Imagine a busiest arterial road is completely evacuated and the traffic is made stand still, owing to the president’s passage and that is when our unmanned aerial vehicle crash lands heroically causing a huge trauma in political and international affairs raising concerns for safety and security, which would have been an unintentional mistake.

Such similar incident happened when an unmanned Aerial Vehicle, DJI Phantom crash-landed at Washington DC around 3am (Read more). I will stick to the term UAV rather Drone since the Drone Makers find it offensive (Why some drone makers hate the word!). DJI has made a mandatory firmware update for Phantom UAV’s by incorporating Geospatial Environment Online, a geofencing system that keeps your UAV from taking off in restricted zones.

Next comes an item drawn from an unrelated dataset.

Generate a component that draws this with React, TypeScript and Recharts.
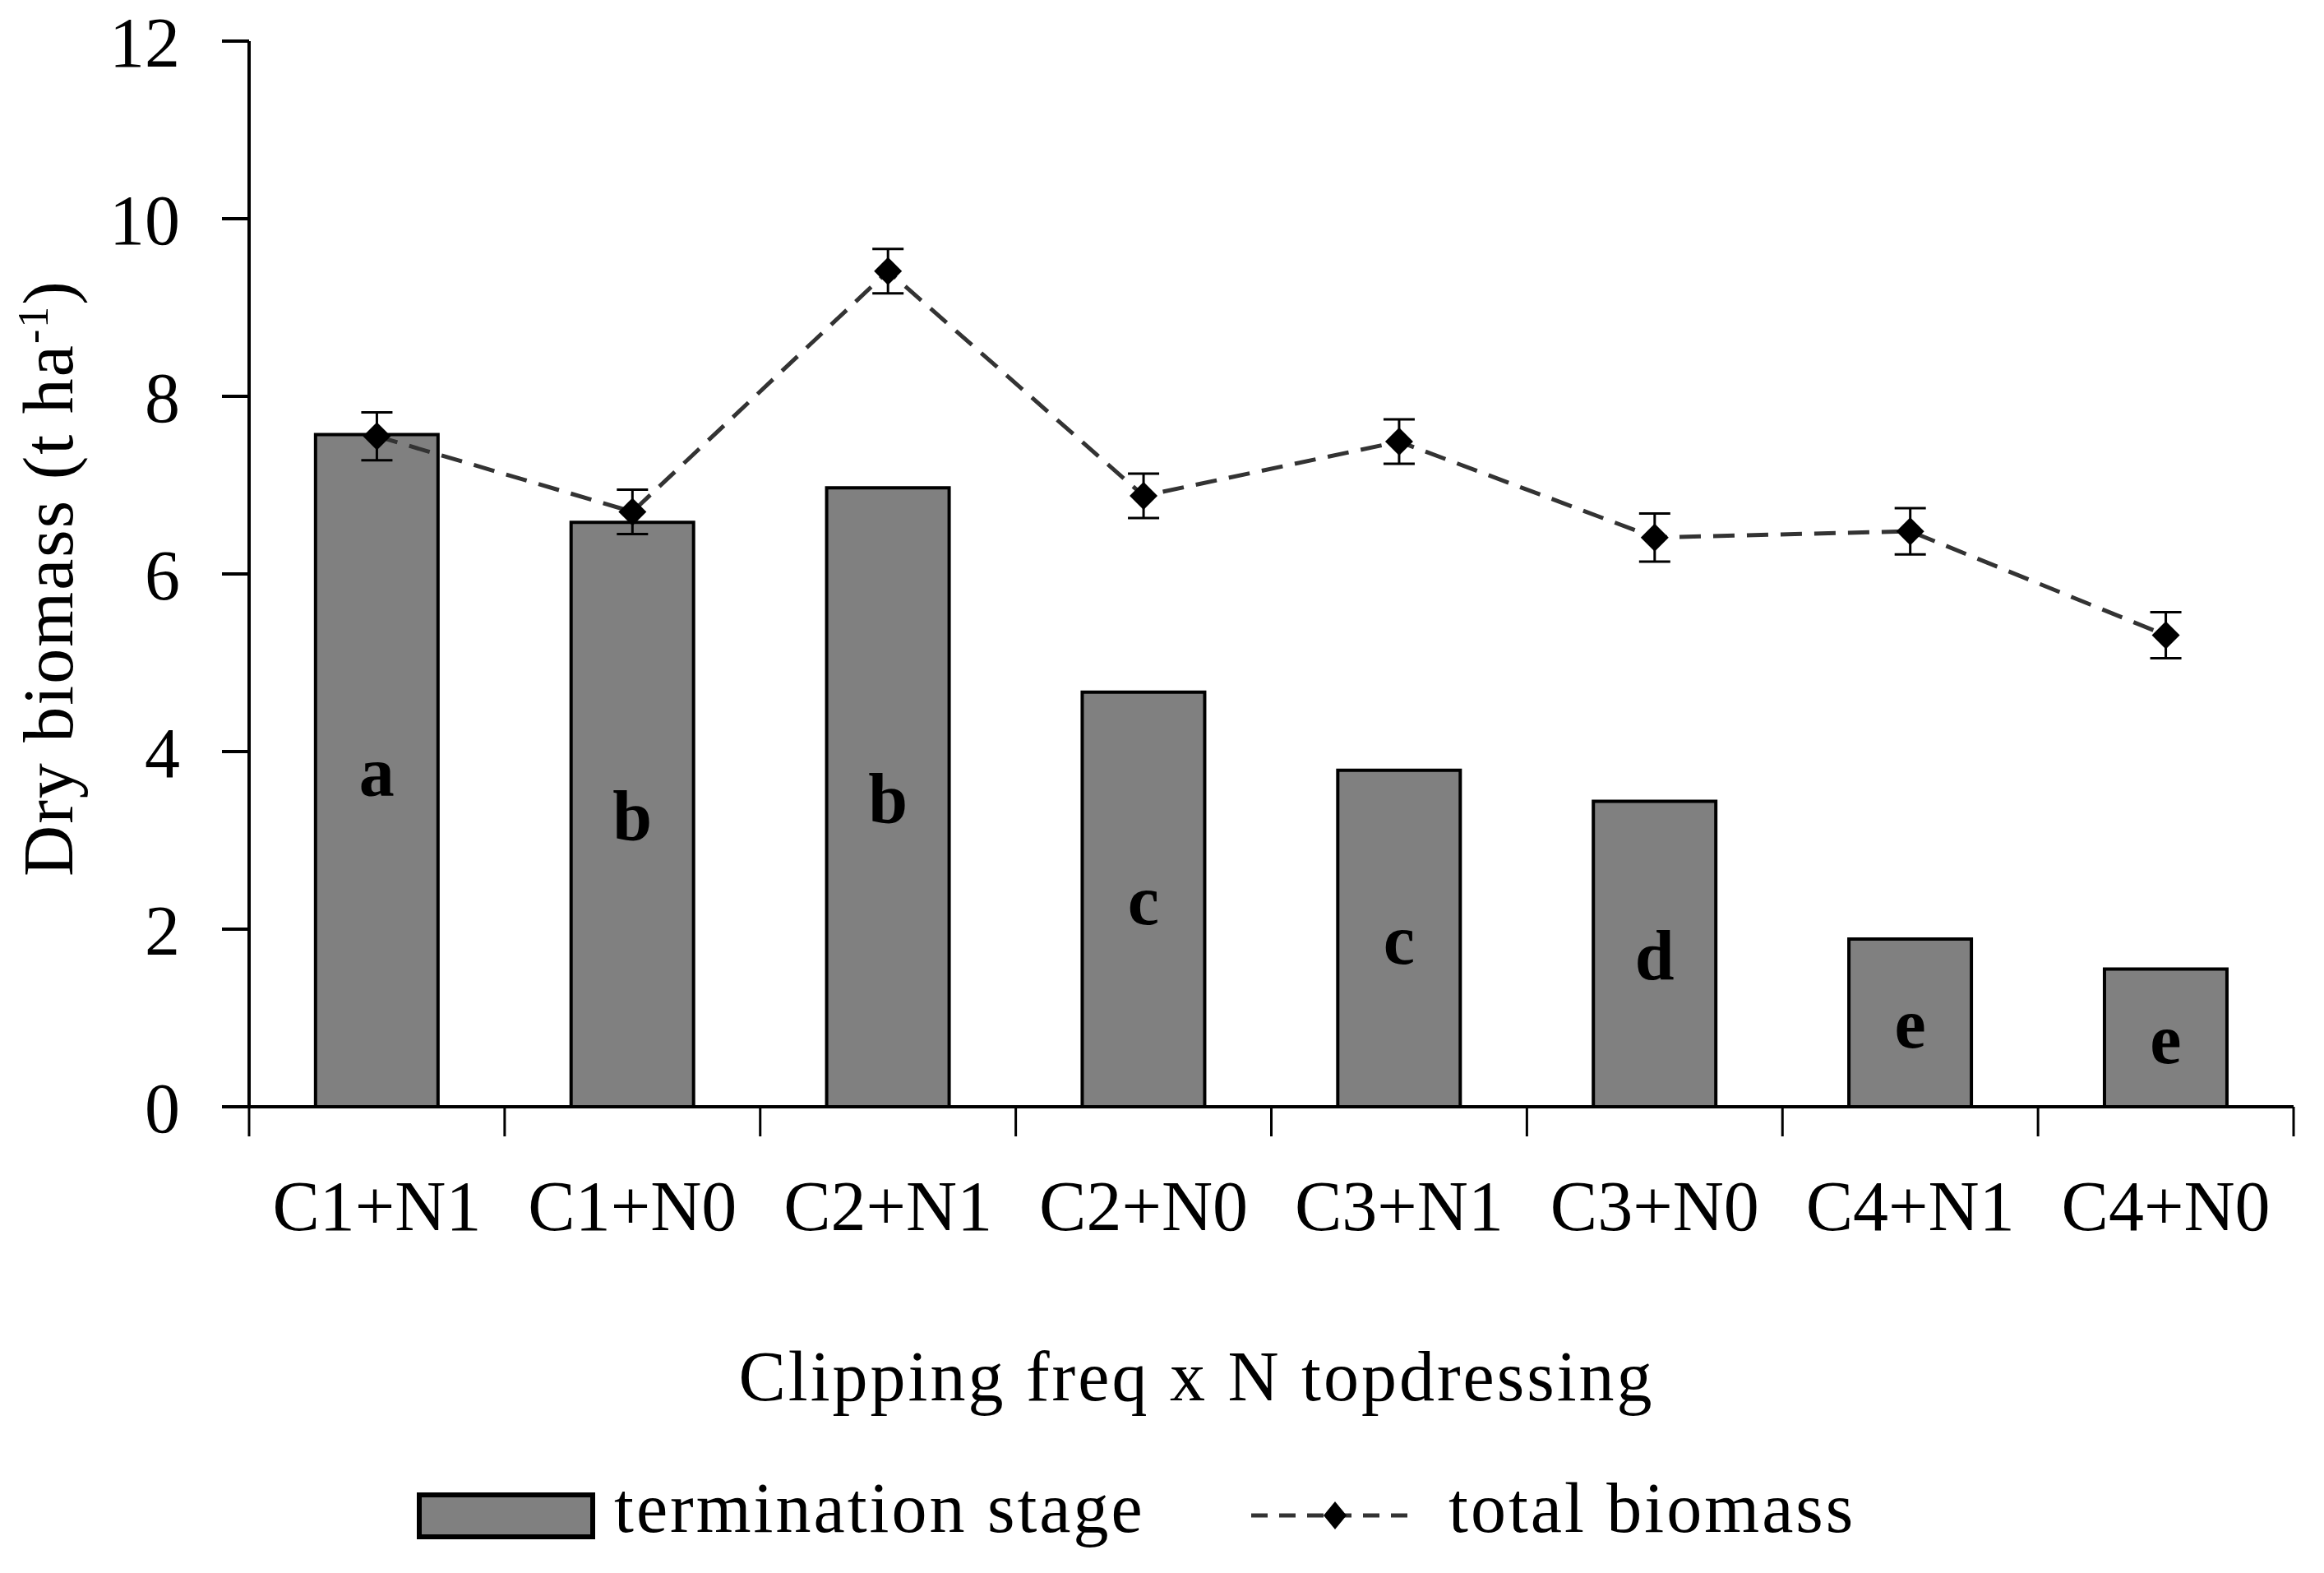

Wondering how exactly trespassing will be prevented? Read on…

Geospatial Environment Online (GEO) will provide UAV users with up-to-date guidance on locations where flight may be restricted by regulation or raise safety or security concerns. With this major upgrade to DJI’s existing geofencing system, users will have access to live information about areas temporarily restricted from flight due to forest fires, major stadium events, VIP travel and other changing circumstances. The GEO system will also show restricted areas around locations like prisons, power plants and other sensitive areas where drone flight would raise non-aviation security concerns.

However you can enjoy the privilege of trespassing by unlocking the temporarily restricted zones and this can happen only when you own a verified DJI account. Certain areas where drone flight is not allowed, such as Washington D.C., will remain as unlockable no-fly zones. Unlocking requires a DJI account verified with a credit card, debit card or mobile phone number. DJI will neither collect nor store the information, and the service is free. The verified account is required only if a user chooses to fly in a location that might raise aviation safety or security concerns.

Use of GEO requires a drone firmware update and installation of a beta version of the DJI Go app. Android users can directly download the APK file at http://bit.ly/1PyIVIA. Users of iOS devices can request a download of the beta app by providing an email address to flysafe@dji.com. DJI expects to release a final version of GEO after completion of this short beta period. The GEO public beta will work with both DJI’s Phantom 3 and Inspire 1 drones, with specific versions available for download at Geosystem.

Now film makers and advertisers cannot have a shot with a quick swift scaling the White House, well that’s not a big deal for geo geeks.